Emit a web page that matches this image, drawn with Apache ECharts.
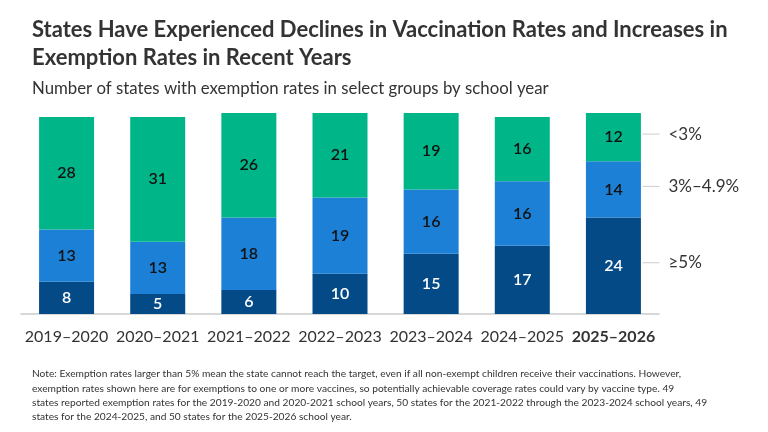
<!DOCTYPE html>
<html>
<head>
<meta charset="utf-8">
<script src="https://cdn.jsdelivr.net/npm/echarts@6/dist/echarts.min.js"></script>
<style>html,body{margin:0;padding:0;background:#fff}#c{width:768px;height:432px}</style>
</head>
<body>
<div id="c"></div>
<script>
const categories = ['2019–2020','2020–2021','2021–2022','2022–2023','2023–2024','2024–2025','2025–2026'];
const over5 = [8,5,6,10,15,17,24];
const mid3to5 = [13,13,18,19,16,16,14];
const under3 = [28,31,26,21,19,16,12];
const groupLabels = ['≥5%','3%–4.9%','<3%'];

const FONT = 'Lato, "Noto Sans", sans-serif';
const chart = echarts.init(document.getElementById('c'));

const last = categories.length - 1;
const lastVals = [over5[last], mid3to5[last], under3[last]];
const sideData = [];
let acc = 0;
lastVals.forEach((v, i) => { sideData.push([last, acc + v / 2, groupLabels[i]]); acc += v; });

function barSeries(name, data, color, textColor) {
  return {
    name, type: 'bar', stack: 'a', data, barWidth: 55,
    itemStyle: { color },
    label: { show: true, position: 'inside', color: textColor, fontFamily: FONT, fontSize: 16, fontWeight: 600 },
    emphasis: { disabled: true }
  };
}

chart.setOption({
  animation: false,
  title: [
    { text: 'States Have Experienced Declines in Vaccination Rates and Increases in\nExemption Rates in Recent Years',
      left: 27, top: 11, textStyle: { fontFamily: FONT, fontSize: 22, fontWeight: 'bold', color: '#333', lineHeight: 28 } },
    { text: 'Number of states with exemption rates in select groups by school year',
      left: 27, top: 75, textStyle: { fontFamily: FONT, fontSize: 16.8, fontWeight: 'normal', color: '#333' } },
    { text: 'Note: Exemption rates larger than 5% mean the state cannot reach the target, even if all non-exempt children receive their vaccinations. However,\nexemption rates shown here are for exemptions to one or more vaccines, so potentially achievable coverage rates could vary by vaccine type. 49\nstates reported exemption rates for the 2019-2020 and 2020-2021 school years, 50 states for the 2021-2022 through the 2023-2024 school years, 49\nstates for the 2024-2025, and 50 states for the 2025-2026 school year.',
      left: 27, top: 362, textStyle: { fontFamily: FONT, fontSize: 10.2, fontWeight: 'normal', color: '#333', lineHeight: 14.3 } }
  ],
  grid: { left: 21, right: 109, top: 113, bottom: 118 },
  xAxis: {
    type: 'category', data: categories,
    axisLine: { lineStyle: { color: '#ccc', width: 1.5 } },
    axisTick: { show: false },
    axisLabel: {
      interval: 0, margin: 15, fontFamily: FONT, fontSize: 16, color: '#333',
      formatter: (v, i) => i === last ? '{b|' + v + '}' : v,
      rich: { b: { fontFamily: FONT, fontSize: 16, fontWeight: 'bold', color: '#333' } }
    }
  },
  yAxis: { type: 'value', min: 0, max: 50, show: false, splitLine: { show: false } },
  series: [
    barSeries('≥5%', over5, '#034a87', '#fff'),
    barSeries('3%–4.9%', mid3to5, '#1c80d6', '#111'),
    barSeries('<3%', under3, '#00b688', '#111'),
    {
      type: 'custom', data: sideData, silent: true, z: 10,
      renderItem: function (params, api) {
        const p = api.coord([api.value(0), api.value(1)]);
        const x0 = p[0] + 29;
        return {
          type: 'group',
          children: [
            { type: 'line', shape: { x1: x0, y1: p[1] - 3, x2: x0 + 17, y2: p[1] - 3 }, style: { stroke: '#ccc', lineWidth: 1 } },
            { type: 'text', x: x0 + 26, y: p[1] - 3, style: { text: sideData[params.dataIndex][2], fontFamily: FONT, fontSize: 17, fill: '#333', verticalAlign: 'middle', align: 'left' } }
          ]
        };
      }
    }
  ]
});
</script>
</body>
</html>
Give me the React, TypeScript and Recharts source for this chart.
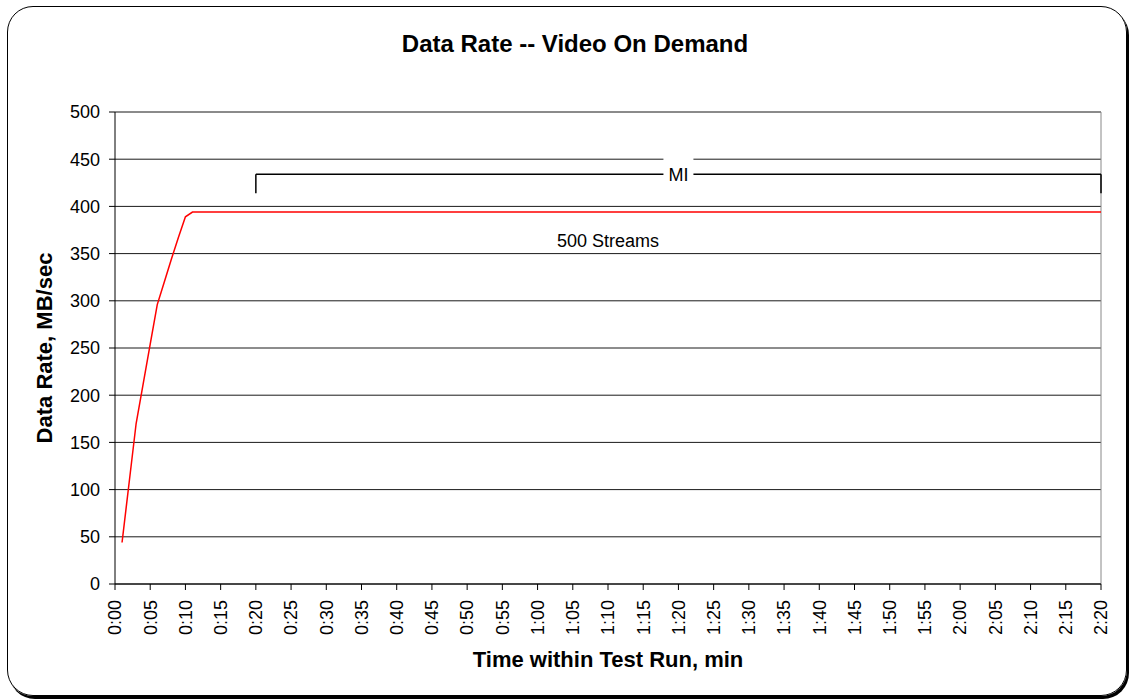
import React from 'react';
import { LineChart, Line, XAxis, YAxis, CartesianGrid, ReferenceLine, ReferenceDot } from 'recharts';

// minutes into the run and measured rate (MB/sec)
const minutes = [1, 2, 3, 4, 5, 6, 7, 8, 9, 10, 11, 20, 40, 60, 80, 100, 120, 140];
const rates = [44, 107, 170, 212, 254, 296, 320, 344, 367, 389, 394, 394, 394, 394, 394, 394, 394, 394];

const xTicks = [0, 5, 10, 15, 20, 25, 30, 35, 40, 45, 50, 55, 60, 65, 70, 75, 80, 85, 90, 95, 100, 105, 110, 115, 120, 125, 130, 135, 140];
const yTicks = [0, 50, 100, 150, 200, 250, 300, 350, 400, 450, 500];

// measurement interval bracket
const miStart = 20;
const miEnd = 140;
const miLevel = 434;
const miFoot = 414;
const miLabel = 'MI';

const streamsLabel = '500 Streams';
const streamsAt = { x: 70, y: 364 };

const data = minutes.map((m, i) => ({ t: m, rate: rates[i] }));

const font = 'Liberation Sans, Arial, sans-serif';

const fmtTime = (v: number) => `${Math.floor(v / 60)}:${String(v % 60).padStart(2, '0')}`;

const XTick = (props: any) => {
  const { x, y, payload } = props;
  return (
    <text
      x={x}
      y={y}
      transform={`rotate(-90 ${x} ${y})`}
      textAnchor="end"
      dy="0.35em"
      fontSize={18}
      fontFamily={font}
      fill="#000"
    >
      {fmtTime(payload.value)}
    </text>
  );
};

const MiBox = (props: any) => {
  const { cx, cy } = props;
  return (
    <g>
      <rect x={cx - 15} y={cy - 18} width={30} height={34} fill="#fff" />
      <text x={cx} y={cy} dy="0.35em" textAnchor="middle" fontSize={18} fontFamily={font} fill="#000">
        {miLabel}
      </text>
    </g>
  );
};

const StreamsText = (props: any) => {
  const { cx, cy } = props;
  return (
    <text x={cx} y={cy} dy="0.35em" textAnchor="middle" fontSize={18} fontFamily={font} fill="#000">
      {streamsLabel}
    </text>
  );
};

export default function App() {
  return (
    <div style={{ position: 'absolute', left: 0, top: 0, width: 1130, height: 700, background: '#fff', fontFamily: font }}>
      <div
        style={{
          position: 'absolute',
          left: 7,
          top: 6,
          width: 1118,
          height: 688,
          border: '1.5px solid #000',
          borderRadius: 26,
          boxShadow: '2px 3px 0 #000',
        }}
      />
      <div style={{ position: 'absolute', left: 0, width: 1150, top: 32, textAlign: 'center', fontSize: 24, lineHeight: '24px', fontWeight: 'bold' }}>
        Data Rate -- Video On Demand
      </div>
      <div style={{ position: 'absolute', left: 0, width: 1216, top: 649, textAlign: 'center', fontSize: 22, lineHeight: '22px', fontWeight: 'bold' }}>
        Time within Test Run, min
      </div>
      <div
        style={{
          position: 'absolute',
          left: 45 - 200,
          top: 348 - 11,
          width: 400,
          textAlign: 'center',
          fontSize: 22,
          lineHeight: '22px',
          fontWeight: 'bold',
          transform: 'rotate(-90deg)',
        }}
      >
        Data Rate, MB/sec
      </div>
      <div style={{ position: 'absolute', left: 0, top: 0 }}>
        <LineChart width={1130} height={700} data={data} margin={{ top: 112, right: 29, bottom: 30, left: 0 }}>
          <CartesianGrid horizontal vertical={false} stroke="#1a1a1a" strokeOpacity={1} />
          <XAxis
            dataKey="t"
            type="number"
            domain={[0, 140]}
            ticks={xTicks}
            interval={0}
            height={86}
            tick={<XTick />}
            tickSize={6}
            tickMargin={10}
            axisLine={{ stroke: '#000' }}
            tickLine={{ stroke: '#000' }}
          />
          <YAxis
            type="number"
            domain={[0, 500]}
            ticks={yTicks}
            interval={0}
            width={115}
            tickSize={6}
            tickMargin={9}
            tick={{ fontSize: 18, fontFamily: font, fill: '#000' }}
            axisLine={{ stroke: '#000' }}
            tickLine={{ stroke: '#000' }}
          />
          <ReferenceLine y={500} stroke="#888" />
          <ReferenceLine x={140} stroke="#888" />
          <ReferenceLine segment={[{ x: miStart, y: miLevel }, { x: miEnd, y: miLevel }]} stroke="#000" strokeWidth={1.5} />
          <ReferenceLine segment={[{ x: miStart, y: miFoot }, { x: miStart, y: miLevel }]} stroke="#000" strokeWidth={1.5} />
          <ReferenceLine segment={[{ x: miEnd, y: miFoot }, { x: miEnd, y: miLevel }]} stroke="#000" strokeWidth={1.5} />
          <ReferenceDot x={(miStart + miEnd) / 2} y={miLevel} r={0} shape={<MiBox />} />
          <ReferenceDot x={streamsAt.x} y={streamsAt.y} r={0} shape={<StreamsText />} />
          <Line type="linear" dataKey="rate" stroke="#ff0000" strokeWidth={1.5} dot={false} isAnimationActive={false} />
        </LineChart>
      </div>
    </div>
  );
}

--- --- ---

EXERCISE DETAILS:
Extract from the material above the stretch running from the line containing "Give me the" through the line containing "CartesianGrid, ReferenceLine, ReferenceDot". Keep the text exact and the pictures out.

ANSWER TO THIS PROBLEM:
Give me the React, TypeScript and Recharts source for this chart.
import React from 'react';
import { LineChart, Line, XAxis, YAxis, CartesianGrid, ReferenceLine, ReferenceDot } from 'recharts';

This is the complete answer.